:: Record extracts ::
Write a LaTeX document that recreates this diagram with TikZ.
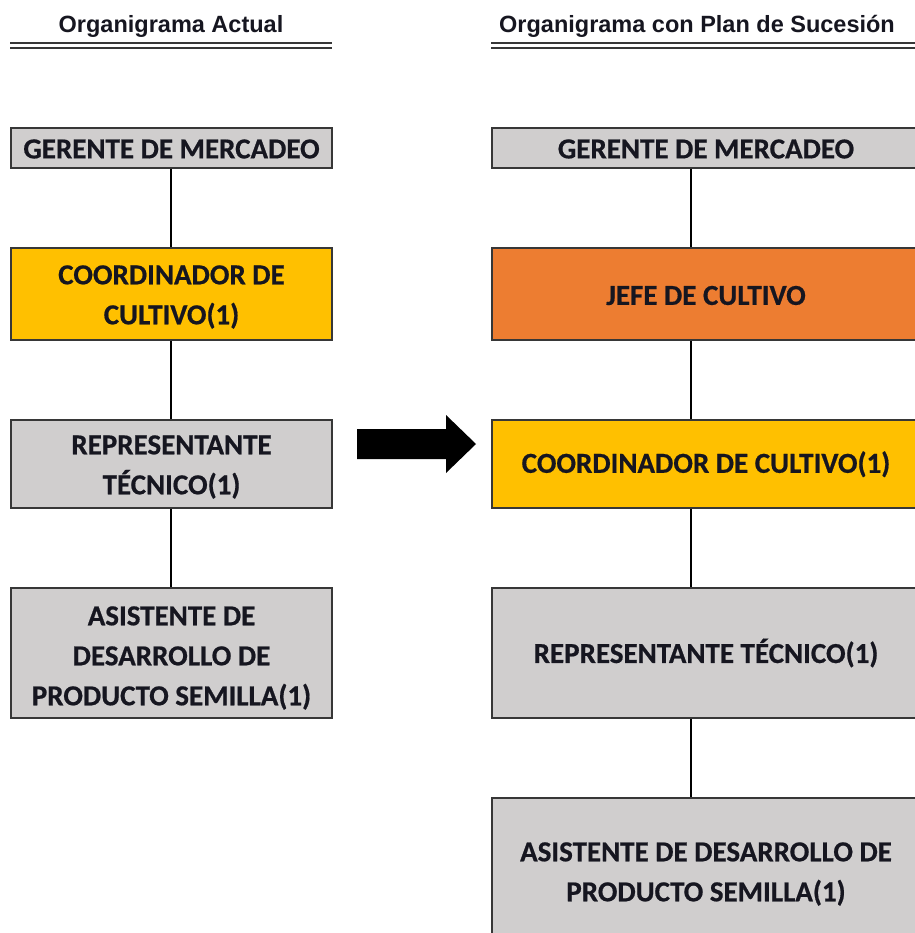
:::
:: Record extracts ::
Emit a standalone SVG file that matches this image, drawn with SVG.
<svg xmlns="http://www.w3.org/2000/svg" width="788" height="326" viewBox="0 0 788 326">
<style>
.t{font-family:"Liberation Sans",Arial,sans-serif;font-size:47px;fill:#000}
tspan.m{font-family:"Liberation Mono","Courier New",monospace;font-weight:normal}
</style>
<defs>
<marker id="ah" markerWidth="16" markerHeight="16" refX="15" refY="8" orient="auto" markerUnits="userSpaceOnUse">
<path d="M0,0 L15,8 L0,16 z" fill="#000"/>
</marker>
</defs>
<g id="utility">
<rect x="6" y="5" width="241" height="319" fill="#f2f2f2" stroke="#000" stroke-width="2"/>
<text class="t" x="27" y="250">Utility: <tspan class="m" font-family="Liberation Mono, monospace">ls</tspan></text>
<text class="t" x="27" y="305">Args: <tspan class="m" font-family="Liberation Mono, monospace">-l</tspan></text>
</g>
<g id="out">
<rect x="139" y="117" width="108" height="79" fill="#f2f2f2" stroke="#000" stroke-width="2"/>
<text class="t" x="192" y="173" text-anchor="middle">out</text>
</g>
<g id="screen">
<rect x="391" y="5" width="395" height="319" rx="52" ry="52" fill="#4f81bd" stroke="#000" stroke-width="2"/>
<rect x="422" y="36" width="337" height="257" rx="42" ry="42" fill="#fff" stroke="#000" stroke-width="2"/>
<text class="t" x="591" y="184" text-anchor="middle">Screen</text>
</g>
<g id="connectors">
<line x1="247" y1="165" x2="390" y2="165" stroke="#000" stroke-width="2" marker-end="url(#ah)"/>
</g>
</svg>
:::
▸ Brief
Using the listing above, gather each line that holds the string "this" and copy it.

▸ Exercise answer
Write a LaTeX document that recreates this diagram with TikZ.
Emit a standalone SVG file that matches this image, drawn with SVG.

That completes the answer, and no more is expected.